The amount states and counties paid for firefighting aren’t part of the totals, either.
After the steep costs last year, La Plata County realized it needed a more-comprehensive system to track its expenses.
“We recognized we spend a lot on firefighting, and we were conscious of the need to identify expenses,” Knowlton said. “As of 2013, we’ll be able to say at the end of the year how much we spent and tie every dollar to a fire,” he said.
Times have changed, said Deputy County Manager Joanne Spina.
“We used to absorb the cost of firefighting throughout the budget,” Spina said. “But firefighting in 2012 was a sizeable expense, so we needed a more robust system to keep track of expenditures.”
Interagency agreement
On another front, drought conditions that make wildland fires more likely and increase the cost of fighting them brought the first comprehensive agreement among La Plata County and local fire agencies this year. It covers how fires are fought, who’s in charge, cost-sharing and postfire paperwork.
The Local Government Cooperative Wildland Fire Management Agreement, signed April 30, replaces a less-detailed pact stitched together and patched many times through the years, Knowlton said.
“We were required by law to have an agreement,” Knowlton said. “But this time, we really overhauled it.”
A major consideration in negotiating the wildland-fire agreement was how much each jurisdiction can pay before requiring higher-level help. The county, stung by its share of fighting the Stateline Fire last year, now will limit its annual firefighting budget to $500,000 to cover all possible contingencies and increased costs.
In 2011, the county spent $54,145 on fire suppression, Knowlton said, but all billing and/or collection hasn’t been finalized.
In Colorado, two funds available through the state can be tapped for fighting fires:
Counties that contribute, through a formula, to the $1 million Emergency Fire Fund can draw on it – and can draw more than they contribute – if the state takes over their responsibility for a fire, said Terrie Craven, fiscal manager at the state Division of Fire Prevention and Control. La Plata County contributed $38,458 for the fiscal year May 1, 2012, to April 30, 2013. It will pay $42,707 for the year ending April 30, 2014.
The Wildfire Emergency Response Fund – currently with a $500,000 limit – is a state-funded pot made available for initial response to a fire. Certain expenses are eligible for reimbursement, others are not.
The cost to the state for firefighting increased from $1.5 million in 2009 to $18.6 million in 2010-11 and $45.3 million in 2012.
Sorting out 2012
Craven said cost-sharing figures for 2012 still are being sorted out. The number of fires, the increasing expense and the transfer of the Division of Fire Prevention and Control from Colorado State University to the state Department of Public Safety have contributed to the delay, Craven said.
If a fire starts on federal land, the appropriate agency (Bureau of Indian Affairs, Bureau of Land Management, National Park Service, Forest Service, U.S. Fish and Wildlife Service) responds, said Jennifer Jones, a Forest Service media specialist at the National Interagency Fire Center in Boise, Idaho, where nine federal agencies have offices.

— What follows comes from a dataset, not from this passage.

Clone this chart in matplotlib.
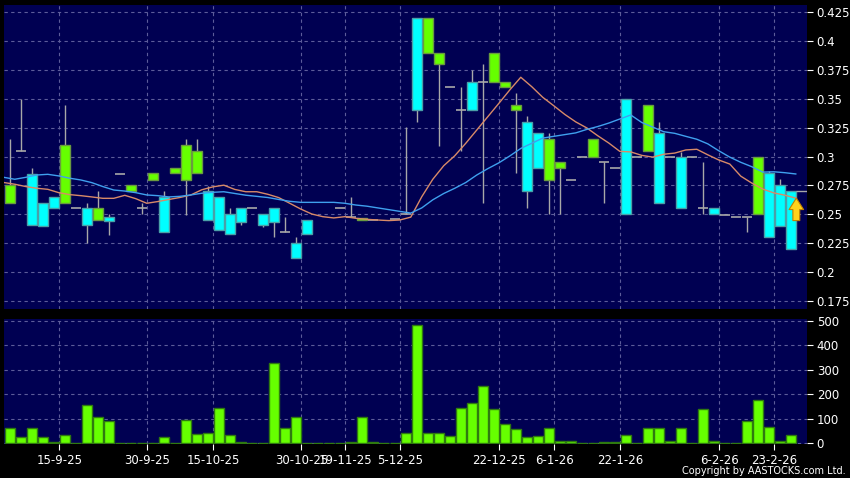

“Theoretically, the key to firefighting is whose land it is, where the fire starts. But we turn to the closest forces through mutual-aid agreements – federal government, states and local dispatch centers,” Jones said.
“Incidents are run from the ground up,” Jones said. “Incident commanders are the closest to the fire, so they know what strategy and tactics are required. They are familiar with the lay of the terrain, fuels, weather, fire behavior and temperature.
Federal agencies generally don’t bill one another, Jones said.
“All costs come out of the same pot,” she said.
The Forest Service budget for fiscal 2013, which runs Oct. 1, 2012, to Sept. 30, 2013, is slightly more than $2 billion. The total consists of $510 million for suppression, $949 million for preparedness, $299 million in reserve and $301 million for hazardous-fuel reduction.
“At the end of the day, it’s all paid for in taxes,” Jones said.